Another recap of a week’s worth of links, news, and discussion around technical leadership and technology; as usual, follow me of Linkedin if you want to receive a notification when I share a new link.
What I have been writing
How your delivery pipeline will become your next big legacy-code challenge got me thinking: is the code we develop in our CI/CD pipelines of the same quality of our applications code? My experience tells me that no, it’s not even close.
I can think of many excuses for that (“infrastructure is hard”, “lack of skills”, “need to get this done quickly as it’s blocking the delivery”, “tools are mostly broken anyway”, “still better than writing everything in bash”), but the truth is that there’s no excuse for that. Even worse, if, as I keep repeating like a broken record, many of the open-source/commercial tools we use in our CI/CD pipelines are heavy, overcomplicated, buggy and ill-designed, having spaghetti-coded pipelines will prevent us to migrate to better ones when they become available.
Unfortunately, there’s no standard allowing CI/CD portability (there is a CD Foundation, but I’m not sure of its practical goals yet); however, I think there are some general principles we can follow to make sure our pipelines are better designed and easily portable to a wide array of tools.
I’d like to talk about it in more details in a future post, but these some of the ideas I’ve come up so far
- the CI/CD orchestration (think: Jenkins, TeamCity, GoCD, Concourse, …) tool should deal exclusively with the orchestration of tasks (stages) — it’s in practice a simple workflow engine (let’s call it pipeline orchestrator in the following)
- the actual implementation of these tasks (build, test, packaging, deployments, …) is not a part of the pipeline orchestrator but delegated to specific tools/technologies. These are external tools, not orchestrator plugins
- pipeline definitions are completely in code; the UI of the pipeline orchestrator is read-only. A seed job will populate the pipeline orchestrator with the pipeline definitions
- the setup of the pipeline orchestrator is also only in code
- password, secrets, credentials needed by tasks are stored in external, specialized tools
- tasks are executed in containers by default
- results of task processing are stored externally to the pipeline orchestrator
- dumb pipelines, strong scripts: as the pipeline orchestrator is just a workflow engine, develop powerful and portable scripts (in Python or Go for example) to perform complex logic within tasks
- mandatory versioning: every single component of your CI/CD pipeline must be versioned and referred to (invoked to) always with name and version (pipeline orchestrator, pipeline code, tasks, scripts, secrets, configurations, …)

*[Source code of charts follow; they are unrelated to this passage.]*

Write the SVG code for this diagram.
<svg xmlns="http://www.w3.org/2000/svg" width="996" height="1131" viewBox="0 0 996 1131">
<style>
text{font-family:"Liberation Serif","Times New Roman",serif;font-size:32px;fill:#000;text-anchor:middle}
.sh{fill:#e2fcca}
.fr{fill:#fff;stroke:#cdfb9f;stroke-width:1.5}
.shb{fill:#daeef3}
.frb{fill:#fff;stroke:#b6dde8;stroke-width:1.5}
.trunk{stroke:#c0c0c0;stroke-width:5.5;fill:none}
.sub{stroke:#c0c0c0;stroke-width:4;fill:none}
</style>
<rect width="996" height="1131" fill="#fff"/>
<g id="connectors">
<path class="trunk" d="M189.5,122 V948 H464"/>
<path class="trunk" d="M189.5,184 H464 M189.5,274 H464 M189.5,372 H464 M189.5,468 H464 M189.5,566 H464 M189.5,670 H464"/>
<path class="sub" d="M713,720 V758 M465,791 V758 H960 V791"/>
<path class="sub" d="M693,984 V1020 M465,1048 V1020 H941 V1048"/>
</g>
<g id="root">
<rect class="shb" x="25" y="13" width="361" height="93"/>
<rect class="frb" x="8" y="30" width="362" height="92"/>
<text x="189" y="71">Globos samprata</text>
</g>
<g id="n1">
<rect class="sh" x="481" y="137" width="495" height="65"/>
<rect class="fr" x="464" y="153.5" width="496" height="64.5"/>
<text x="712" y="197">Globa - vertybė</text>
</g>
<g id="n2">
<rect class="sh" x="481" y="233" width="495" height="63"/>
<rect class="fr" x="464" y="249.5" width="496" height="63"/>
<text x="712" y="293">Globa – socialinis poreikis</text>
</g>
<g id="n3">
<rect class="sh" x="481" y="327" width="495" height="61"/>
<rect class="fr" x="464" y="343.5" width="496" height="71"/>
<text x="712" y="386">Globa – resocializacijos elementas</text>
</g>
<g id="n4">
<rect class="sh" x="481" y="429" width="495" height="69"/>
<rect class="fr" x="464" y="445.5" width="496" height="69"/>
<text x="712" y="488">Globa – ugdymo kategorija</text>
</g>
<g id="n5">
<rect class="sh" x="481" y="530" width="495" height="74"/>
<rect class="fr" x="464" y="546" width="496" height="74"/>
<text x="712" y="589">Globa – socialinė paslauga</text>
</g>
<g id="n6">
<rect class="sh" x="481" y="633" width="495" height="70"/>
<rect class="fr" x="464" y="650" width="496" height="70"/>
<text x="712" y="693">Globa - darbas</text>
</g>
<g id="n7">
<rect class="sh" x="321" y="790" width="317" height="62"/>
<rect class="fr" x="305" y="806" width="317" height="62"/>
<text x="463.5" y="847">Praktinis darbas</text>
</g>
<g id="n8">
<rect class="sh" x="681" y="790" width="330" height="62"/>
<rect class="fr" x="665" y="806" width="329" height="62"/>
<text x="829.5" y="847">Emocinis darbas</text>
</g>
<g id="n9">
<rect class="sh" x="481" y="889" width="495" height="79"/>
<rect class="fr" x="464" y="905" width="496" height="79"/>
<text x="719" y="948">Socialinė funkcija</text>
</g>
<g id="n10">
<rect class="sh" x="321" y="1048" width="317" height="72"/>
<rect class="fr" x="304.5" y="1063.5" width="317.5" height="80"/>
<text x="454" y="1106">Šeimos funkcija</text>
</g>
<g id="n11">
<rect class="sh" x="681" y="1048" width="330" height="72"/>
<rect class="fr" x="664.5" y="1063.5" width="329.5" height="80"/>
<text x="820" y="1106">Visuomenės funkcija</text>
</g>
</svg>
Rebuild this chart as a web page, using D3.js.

As I’m writing this, what emerges is the overarching goal of defining precise boundaries and limited responsibilities for different parts of it, a sort of Unix philosophy for CI/CD. With that in place, changing part of it, or the whole orchestrator, will be a limited and less scary work.
What do you think?
Topics I talked about this week
I started the week with a contrarian article on the monoliths vs microservices debate: 3 Reasons to build Monolithic Systems, which comes with an even bigger list of similar articles cited in the comments. I’m not convinced: I wouldn’t want a monolith for anything rather than a throw-away project. I might compromise for something like the microliths Starling Bank has mentioned in recent presentations.
Another controversy: What’s all the buzz about the Monorepo? According to the article, its advantages are
- Help enforcing standards across projects
- Decrease effort of maintaining shared libraries
- Easier integrated end to end testing
I’m having none of that. I can only see how hard and hacky will be your versioning and dependency management systems, for no real advantage. Am I missing anything?
Three more articles on serverless. The best one is the Journey to Serverless at Comic Relief. A very detailed story of their migration from PHP to serverless, with tons of links to other articles and tools used. Efficient APIs with GraphQL and Serverless talks about its combination with GraphQL, while Mitigating serverless lock-in fears makes some interesting points about the fear of lock-in, and how it should always be weighed against the productivity and time-to-market gains given by vendor tools.
Scaling Engineering Teams via Writing Things Down and Sharing — aka RFCs: another article about adopting RFCs (Request for Comments) as a company tool. I’ve been asked whether RFCs are agile tools or the opposite of it; an interesting question! Like any tool, I suppose they can be used in agile contexts or as part of super-bureaucratic processes; arguably, some of the original RFCs have been used while designing-by-committee specifications, but that doesn’t need to be the case. In my mind, and in the way I apply them, they are a very lean way to propose new ideas and discuss them in an asynchronous way, which suits the distributed nature of modern organizations.
I love technology history articles, and I loved What Really Happened with Vista: An Insider’s Retrospective. Organizational dysfunctions, politics, lack of continuous integration make their appearance as the usual suspects.